How times have changed. It wasn’t that long ago we were reporting on the mad Trailcat, a Dodge Hellcat-engined Wrangler with no doors that had been built for the Easter Jeep Safari in Moab. In stark contrast, the headliner for this year’s group of Moab concepts is fully electric.
This is the Wrangler-based Jeep Magneto, which uses a “custom-built axial flux motor” to power the wheels via, wait for it, a six-speed manual gearbox. It’s operated just like any other stick shift, clutch pedal and all.
Four battery packs providing a combined 70kWh are dotted about the Magneto for optimum weight distribution. One is where the Wrangler’s mid-mounted fuel tank used to be, another in a space opposite, the third above the electric motor where the engine normally sits, and the fourth and final pack lives in a space usually reserved for the rear end of the exhaust system.

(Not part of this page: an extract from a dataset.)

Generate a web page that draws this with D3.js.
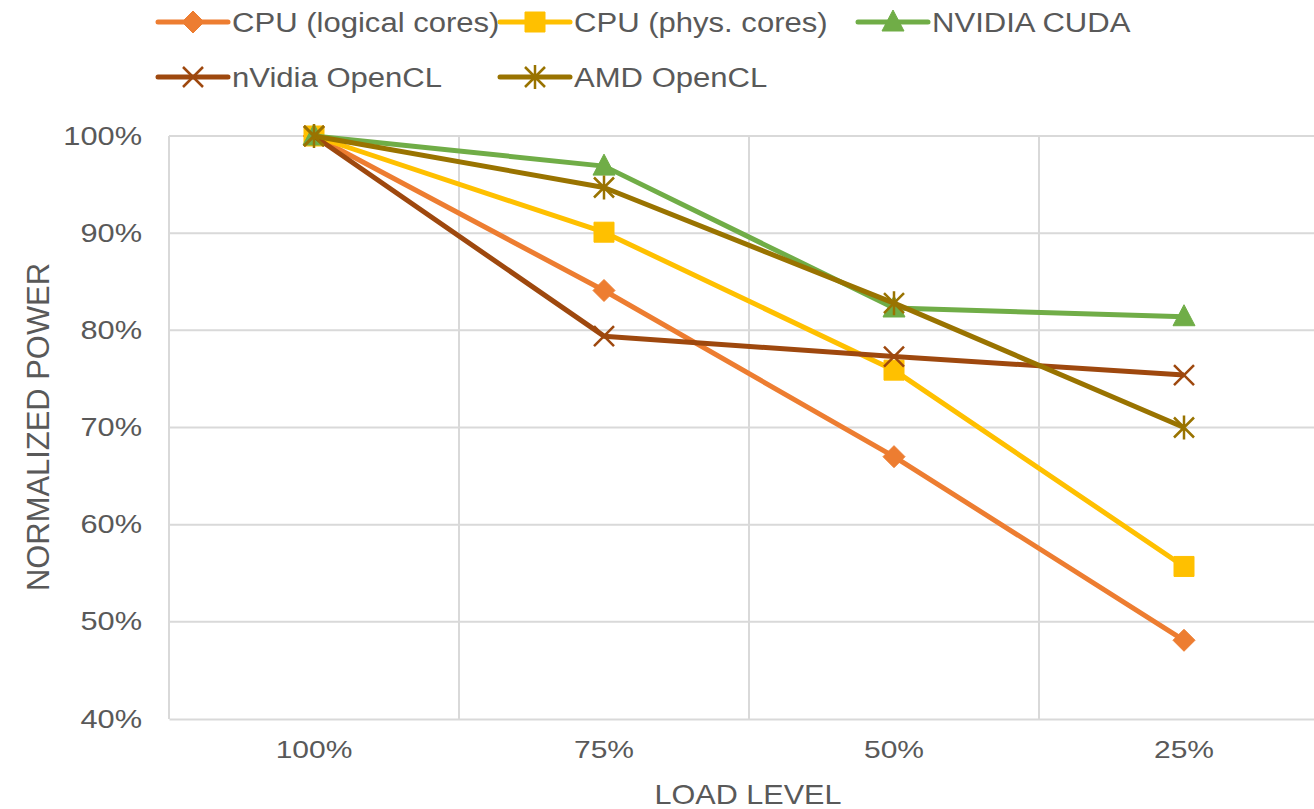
<!DOCTYPE html>
<html>
<head>
<meta charset="utf-8">
<script src="https://cdn.jsdelivr.net/npm/d3@7"></script>
<style>
  body { margin: 0; background: #fff; }
  text { font-family: "Liberation Sans", Arial, sans-serif; fill: #595959; }
</style>
</head>
<body>
<div id="chart"></div>
<script>
var svgWidth = 1314;
var svgHeight = 809;

var loadLevels = ["100%", "75%", "50%", "25%"];
var yTicks = [40, 50, 60, 70, 80, 90, 100];

var seriesNames = ["CPU (logical cores)", "CPU (phys. cores)", "NVIDIA CUDA", "nVidia OpenCL", "AMD OpenCL"];
var cpuLogical = [100, 84.1, 67.0, 48.1];
var cpuPhys = [100, 90.1, 75.9, 55.7];
var nvidiaCuda = [100, 96.9, 82.3, 81.4];
var nvidiaOpenCL = [100, 79.4, 77.3, 75.4];
var amdOpenCL = [100, 94.7, 82.8, 70.0];

var colors = ["#ED7D31", "#FFC000", "#70AD47", "#9E480E", "#997300"];
var markers = ["diamond", "square", "triangle", "x", "star"];

var series = [cpuLogical, cpuPhys, nvidiaCuda, nvidiaOpenCL, amdOpenCL].map(function(vals, i) {
  return { name: seriesNames[i], values: vals, color: colors[i], marker: markers[i] };
});

var plot = { left: 169, right: 1329, top: 136, bottom: 719 };

var svg = d3.select("#chart")
  .append("svg")
  .attr("width", svgWidth)
  .attr("height", svgHeight);

var x = d3.scaleBand()
  .domain(loadLevels)
  .range([plot.left, plot.right])
  .padding(0);

var y = d3.scaleLinear()
  .domain([40, 100])
  .range([plot.bottom, plot.top]);

function cx(d) { return x(d) + x.bandwidth() / 2; }

// the reference text is a bit wider than normal glyphs
function stretch(sel, k) {
  sel.each(function() {
    var w = this.getComputedTextLength();
    d3.select(this)
      .attr("textLength", w * k)
      .attr("lengthAdjust", "spacingAndGlyphs");
  });
}

// horizontal gridlines
svg.append("g")
  .selectAll("line")
  .data(yTicks.slice(1))
  .enter()
  .append("line")
  .attr("x1", plot.left)
  .attr("x2", plot.right)
  .attr("y1", d => y(d))
  .attr("y2", d => y(d))
  .attr("stroke", "#d9d9d9")
  .attr("stroke-width", 2);

// vertical gridlines between categories
svg.append("g")
  .selectAll("line")
  .data(loadLevels.slice(1))
  .enter()
  .append("line")
  .attr("x1", d => x(d))
  .attr("x2", d => x(d))
  .attr("y1", plot.top)
  .attr("y2", plot.bottom)
  .attr("stroke", "#d9d9d9")
  .attr("stroke-width", 2);

// left border
svg.append("line")
  .attr("x1", plot.left).attr("x2", plot.left)
  .attr("y1", plot.top).attr("y2", plot.bottom)
  .attr("stroke", "#d9d9d9").attr("stroke-width", 2);

// y axis
var yAxis = svg.append("g")
  .attr("transform", `translate(${plot.left}, 0)`)
  .call(d3.axisLeft(y).tickValues(yTicks).tickFormat(d => d + "%").tickSize(0).tickPadding(27));
yAxis.select(".domain").remove();
yAxis.selectAll("text")
  .attr("font-size", "25px")
  .attr("fill", "#595959")
  .attr("font-family", "Liberation Sans, Arial, sans-serif")
  .call(stretch, 1.23);

// x axis
var xAxis = svg.append("g")
  .attr("transform", `translate(0, ${plot.bottom})`)
  .call(d3.axisBottom(x).tickSize(0).tickPadding(22));
xAxis.select(".domain")
  .attr("stroke", "#d9d9d9")
  .attr("stroke-width", 2);
xAxis.selectAll("text")
  .attr("font-size", "24px")
  .attr("fill", "#595959")
  .attr("font-family", "Liberation Sans, Arial, sans-serif")
  .call(stretch, 1.25);

// axis titles
svg.append("text")
  .attr("transform", "translate(49, 427) rotate(-90)")
  .attr("text-anchor", "middle")
  .attr("font-size", "31px")
  .attr("textLength", 328)
  .attr("lengthAdjust", "spacingAndGlyphs")
  .text("NORMALIZED POWER");

svg.append("text")
  .attr("x", 748)
  .attr("y", 804)
  .attr("text-anchor", "middle")
  .attr("font-size", "28px")
  .attr("textLength", 187)
  .attr("lengthAdjust", "spacingAndGlyphs")
  .text("LOAD LEVEL");

function markerPath(type) {
  if (type === "diamond") return "M0,-11L11,0L0,11L-11,0Z";
  if (type === "square") return "M-10,-10H10V10H-10Z";
  if (type === "triangle") return "M0,-12L11,9H-11Z";
  if (type === "x") return "M-10,-10L10,10M-10,10L10,-10";
  return "M-10,-10L10,10M-10,10L10,-10M0,-12V12";
}

function drawMarker(g, type, color) {
  var filled = type === "diamond" || type === "square" || type === "triangle";
  g.append("path")
    .attr("d", markerPath(type))
    .attr("fill", filled ? color : "none")
    .attr("stroke", color)
    .attr("stroke-width", filled ? 1 : 2.5);
}

var line = d3.line()
  .x((d, i) => cx(loadLevels[i]))
  .y(d => y(d));

var seriesGroup = svg.append("g");

series.forEach(function(s) {
  var g = seriesGroup.append("g");
  g.append("path")
    .datum(s.values)
    .attr("d", line)
    .attr("fill", "none")
    .attr("stroke", s.color)
    .attr("stroke-width", 5)
    .attr("stroke-linejoin", "round");
  s.values.forEach(function(v, i) {
    var m = g.append("g")
      .attr("transform", `translate(${cx(loadLevels[i])}, ${y(v)})`);
    drawMarker(m, s.marker, s.color);
  });
});

// legend
var legendPos = [[158, 22], [500, 22], [858, 22], [158, 77], [500, 77]];
var legend = svg.append("g");
series.forEach(function(s, i) {
  var item = legend.append("g")
    .attr("transform", `translate(${legendPos[i][0]}, ${legendPos[i][1]})`);
  item.append("line")
    .attr("x1", 0).attr("x2", 70)
    .attr("y1", 0).attr("y2", 0)
    .attr("stroke", s.color)
    .attr("stroke-width", 5)
    .attr("stroke-linecap", "round");
  var m = item.append("g").attr("transform", "translate(35, 0)");
  drawMarker(m, s.marker, s.color);
  item.append("text")
    .attr("x", 74)
    .attr("y", 10)
    .attr("font-size", "27px")
    .text(s.name)
    .call(stretch, 1.15);
});
</script>
</body>
</html>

Power and torque figures are similar to that of the 3.6-litre Pentastar V6 available in the production Wrangler, giving a respectable 0-60mph time of 6.8 seconds. So it’s ready for Moab-spec terrain, the Magneto has been upgraded with a two-inch lift kit, 35-inch mud-terrain tyres and Mopar Rock Rails.
The Magneto is, we suspect, a very early preview of a production all-electric Wrangler. It wouldn’t be a surprise at all to see the incoming hybrid Wrangler joined by a derivative fully powered by electricity, albeit without the weird gearbox.
Revealed alongside this Jeep which looks to the future is one with its sights set firmly in the past. The Jeepster Beach (above) is a restomod which is a 1968 Jeepster Commando “seamlessly blended” with a modern Wrangler Rubicon. So, while it’s thoroughly old-school on the outside, it’s properly modern under the skin, with a 267bhp, 295lb ft engine under the bonnet. The 2.0-litre inline-four drives a 4:1 transfer case via an eight-speed automatic gearbox.
The Red Bare (above) is a Wrangler Gladiator Rubicon that’s been given an especially hardcore makeover. It features Dana 44 heavy-duty axles front and rear, an additional two inches of ground clearance, rock rails and 37-inch BF Goodrich mud-terrain tyres.
It’s finished in ‘Firecracker Red’ with matte black and gold accents, while on the inside, black leather seats are contrasted with red flannel trim. Lovely.
Finally, there’s the ‘Orange Peelz’ (above), a two-door Wrangler with a few nods to the vehicle’s “open-air heritage” courtesy of a lack of side and rear windows. It also gets prototype JPP half doors, and a removable one-piece sunroof which is called a ‘Freedom Top’. Because of course it is.
The Orange Peelz gets a similar complement of off-road goodies to the Red Bare, with a two-inch lift kit and 37-inch mud-terrain boots on beadlock capable wheels. There’s also a set of hardy Fox dampers and a 3600kg-capable winch.